_Short exercise_.
Skip the pictures. Repeat everything else in the records word for word.
## begin Data to use
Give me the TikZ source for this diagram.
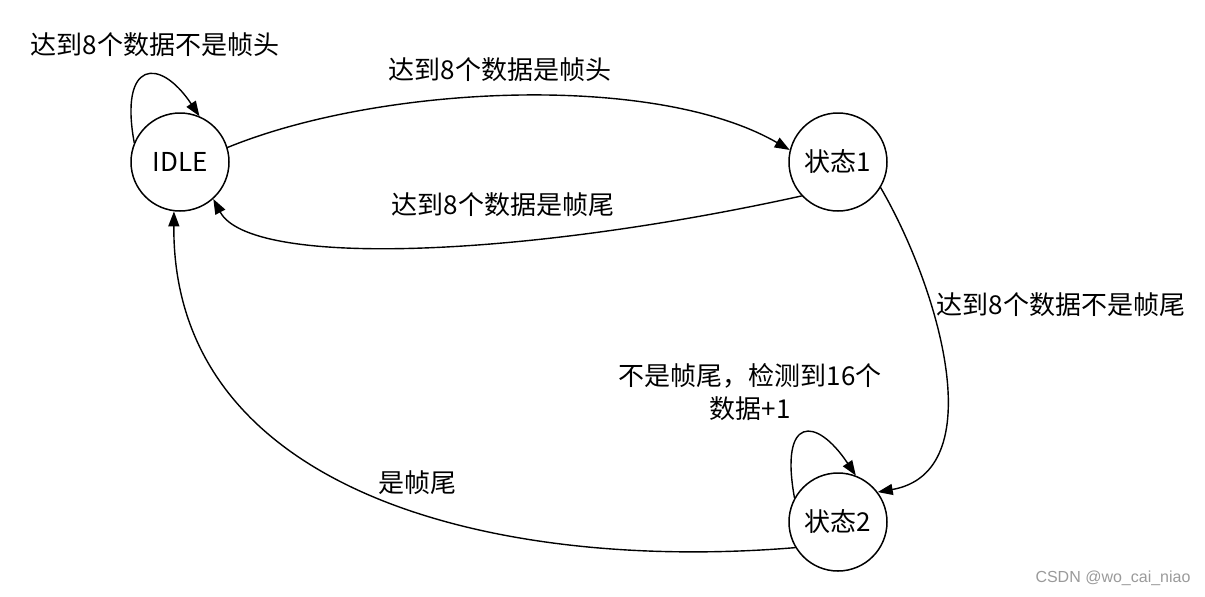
\documentclass[tikz,border=0pt]{standalone}
\usepackage{fontspec}
\setmainfont{Noto Sans CJK SC}
\newfontfamily\markfont{Liberation Sans}
\usetikzlibrary{arrows.meta}
\definecolor{ink}{HTML}{000000}
\definecolor{markgray}{HTML}{9A9A9A}
\tikzset{
    every picture/.style={line cap=round,line join=round},
    fsmstate/.style={draw=ink,circle,line width=0.75pt,minimum size=49pt,
      inner sep=0pt,font=\fontsize{13}{15}\selectfont},
    transarrow/.style={-{Triangle[length=7.5pt,width=5.5pt]},draw=ink,
      line width=0.7pt},
    translabel/.style={text=ink,font=\fontsize{13}{16.5}\selectfont,
      align=center,inner sep=1pt}
}

\begin{document}
\begin{tikzpicture}[x=0.5pt,y=-0.5pt]
  \useasboundingbox (0,0) rectangle (1205,596);
  \node[fsmstate] (idle) at (180,162) {IDLE};
  \node[fsmstate] (stateone) at (838,162) {状态1};
  \node[fsmstate] (statetwo) at (838,522) {状态2};
  \draw[transarrow] (idle.157) .. controls +(-15,-82) and +(-40,-60) .. (idle.67);
  \draw[transarrow] (idle.17) .. controls (380,85) and (655,72) .. (stateone.166);
  \draw[transarrow] (stateone.223) .. controls (520,258) and (250,268) .. (idle.312);
  \draw[transarrow] (stateone.329) .. controls (940,290) and (992,472) .. (statetwo.37);
  \draw[transarrow] (statetwo.151) .. controls +(-15,-82) and +(-40,-60) .. (statetwo.69);
  \draw[transarrow] (statetwo.211) .. controls (500,572) and (172,495) .. (idle.263);
  \node[translabel] (lblidle) at (155,45) {达到8个数据不是帧头};
  \node[translabel] (lblhead) at (500,70) {达到8个数据是帧头};
  \node[translabel] (lbltail) at (503,205) {达到8个数据是帧尾};
  \node[translabel] (lblnotail) at (1061,305) {达到8个数据不是帧尾};
  \node[translabel] (lblcount) at (750,392) {不是帧尾，检测到16个\\数据+1};
  \node[translabel] (lblback) at (417,483) {是帧尾};
  \node[text=markgray,font=\markfont\fontsize{8}{10}\selectfont] (mark) at (1113,578) {CSDN @wo\_cai\_niao};
\end{tikzpicture}
\end{document}
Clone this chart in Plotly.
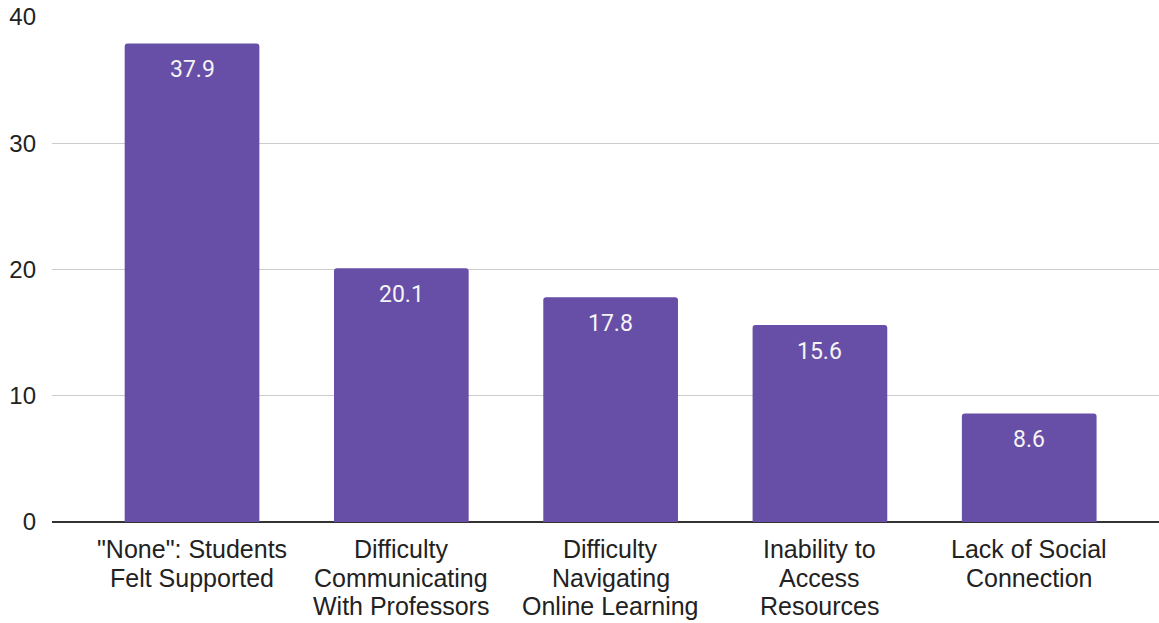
import plotly.graph_objects as go

categories = [
    '"None": Students<br>Felt Supported',
    'Difficulty<br>Communicating<br>With Professors',
    'Difficulty<br>Navigating<br>Online Learning',
    'Inability to<br>Access<br>Resources',
    'Lack of Social<br>Connection',
]
values = [37.9, 20.1, 17.8, 15.6, 8.6]
y_ticks = [0, 10, 20, 30, 40]

bar_color = "#674ea7"
label_font = "Liberation Sans, Arial, sans-serif"

fig = go.Figure()
fig.add_trace(go.Bar(
    x=list(range(len(categories))),
    y=values,
    marker=dict(color=bar_color, line=dict(width=0), cornerradius=3),
    hoverinfo="skip",
))

# value labels inside bar tops
for i, v in enumerate(values):
    fig.add_annotation(
        x=i, y=v, text=f"{v:.1f}", showarrow=False,
        yanchor="middle", yshift=-26,
        font=dict(family="Roboto", size=23, color="#f4f4f4"),
    )

# category labels, one annotation per line for tighter line spacing
line_step = 28.5
first_line = 27
for i, cat in enumerate(categories):
    for j, line in enumerate(cat.split("<br>")):
        fig.add_annotation(
            x=i, xref="x", y=0, yref="paper", text=line, showarrow=False,
            yanchor="middle", xanchor="center",
            yshift=-(first_line + j * line_step),
            font=dict(family=label_font, size=25, color="#222222"),
        )

fig.update_layout(
    width=1159, height=623,
    margin=dict(l=52, r=0, t=17, b=101),
    plot_bgcolor="white", paper_bgcolor="white",
    bargap=0.3565,
    showlegend=False,
    font=dict(family=label_font, size=24, color="#222222"),
    xaxis=dict(
        range=[-0.669, 4.62],
        showgrid=False, zeroline=False, showline=False,
        showticklabels=False, ticks="", automargin=False,
    ),
    yaxis=dict(
        range=[0, 40],
        tickmode="array",
        tickvals=y_ticks,
        showgrid=True, gridcolor="#cccccc", gridwidth=1,
        zeroline=True, zerolinecolor="#333333", zerolinewidth=1.5,
        showline=False, ticks="", ticklabelstandoff=15, automargin=False,
        tickfont=dict(family=label_font, size=24, color="#222222"),
    ),
)

fig.write_html(
    "out.html",
    config={"displayModeBar": False, "staticPlot": True},
    post_script="document.body.style.margin='0';document.body.style.overflow='hidden';",
)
## end Data to use
_Task result_.
Give me the TikZ source for this diagram.
\documentclass[tikz,border=0pt]{standalone}
\usepackage{fontspec}
\setmainfont{Noto Sans CJK SC}
\newfontfamily\markfont{Liberation Sans}
\usetikzlibrary{arrows.meta}
\definecolor{ink}{HTML}{000000}
\definecolor{markgray}{HTML}{9A9A9A}
\tikzset{
    every picture/.style={line cap=round,line join=round},
    fsmstate/.style={draw=ink,circle,line width=0.75pt,minimum size=49pt,
      inner sep=0pt,font=\fontsize{13}{15}\selectfont},
    transarrow/.style={-{Triangle[length=7.5pt,width=5.5pt]},draw=ink,
      line width=0.7pt},
    translabel/.style={text=ink,font=\fontsize{13}{16.5}\selectfont,
      align=center,inner sep=1pt}
}

\begin{document}
\begin{tikzpicture}[x=0.5pt,y=-0.5pt]
  \useasboundingbox (0,0) rectangle (1205,596);
  \node[fsmstate] (idle) at (180,162) {IDLE};
  \node[fsmstate] (stateone) at (838,162) {状态1};
  \node[fsmstate] (statetwo) at (838,522) {状态2};
  \draw[transarrow] (idle.157) .. controls +(-15,-82) and +(-40,-60) .. (idle.67);
  \draw[transarrow] (idle.17) .. controls (380,85) and (655,72) .. (stateone.166);
  \draw[transarrow] (stateone.223) .. controls (520,258) and (250,268) .. (idle.312);
  \draw[transarrow] (stateone.329) .. controls (940,290) and (992,472) .. (statetwo.37);
  \draw[transarrow] (statetwo.151) .. controls +(-15,-82) and +(-40,-60) .. (statetwo.69);
  \draw[transarrow] (statetwo.211) .. controls (500,572) and (172,495) .. (idle.263);
  \node[translabel] (lblidle) at (155,45) {达到8个数据不是帧头};
  \node[translabel] (lblhead) at (500,70) {达到8个数据是帧头};
  \node[translabel] (lbltail) at (503,205) {达到8个数据是帧尾};
  \node[translabel] (lblnotail) at (1061,305) {达到8个数据不是帧尾};
  \node[translabel] (lblcount) at (750,392) {不是帧尾，检测到16个\\数据+1};
  \node[translabel] (lblback) at (417,483) {是帧尾};
  \node[text=markgray,font=\markfont\fontsize{8}{10}\selectfont] (mark) at (1113,578) {CSDN @wo\_cai\_niao};
\end{tikzpicture}
\end{document}
Clone this chart in Plotly.
import plotly.graph_objects as go

categories = [
    '"None": Students<br>Felt Supported',
    'Difficulty<br>Communicating<br>With Professors',
    'Difficulty<br>Navigating<br>Online Learning',
    'Inability to<br>Access<br>Resources',
    'Lack of Social<br>Connection',
]
values = [37.9, 20.1, 17.8, 15.6, 8.6]
y_ticks = [0, 10, 20, 30, 40]

bar_color = "#674ea7"
label_font = "Liberation Sans, Arial, sans-serif"

fig = go.Figure()
fig.add_trace(go.Bar(
    x=list(range(len(categories))),
    y=values,
    marker=dict(color=bar_color, line=dict(width=0), cornerradius=3),
    hoverinfo="skip",
))

# value labels inside bar tops
for i, v in enumerate(values):
    fig.add_annotation(
        x=i, y=v, text=f"{v:.1f}", showarrow=False,
        yanchor="middle", yshift=-26,
        font=dict(family="Roboto", size=23, color="#f4f4f4"),
    )

# category labels, one annotation per line for tighter line spacing
line_step = 28.5
first_line = 27
for i, cat in enumerate(categories):
    for j, line in enumerate(cat.split("<br>")):
        fig.add_annotation(
            x=i, xref="x", y=0, yref="paper", text=line, showarrow=False,
            yanchor="middle", xanchor="center",
            yshift=-(first_line + j * line_step),
            font=dict(family=label_font, size=25, color="#222222"),
        )

fig.update_layout(
    width=1159, height=623,
    margin=dict(l=52, r=0, t=17, b=101),
    plot_bgcolor="white", paper_bgcolor="white",
    bargap=0.3565,
    showlegend=False,
    font=dict(family=label_font, size=24, color="#222222"),
    xaxis=dict(
        range=[-0.669, 4.62],
        showgrid=False, zeroline=False, showline=False,
        showticklabels=False, ticks="", automargin=False,
    ),
    yaxis=dict(
        range=[0, 40],
        tickmode="array",
        tickvals=y_ticks,
        showgrid=True, gridcolor="#cccccc", gridwidth=1,
        zeroline=True, zerolinecolor="#333333", zerolinewidth=1.5,
        showline=False, ticks="", ticklabelstandoff=15, automargin=False,
        tickfont=dict(family=label_font, size=24, color="#222222"),
    ),
)

fig.write_html(
    "out.html",
    config={"displayModeBar": False, "staticPlot": True},
    post_script="document.body.style.margin='0';document.body.style.overflow='hidden';",
)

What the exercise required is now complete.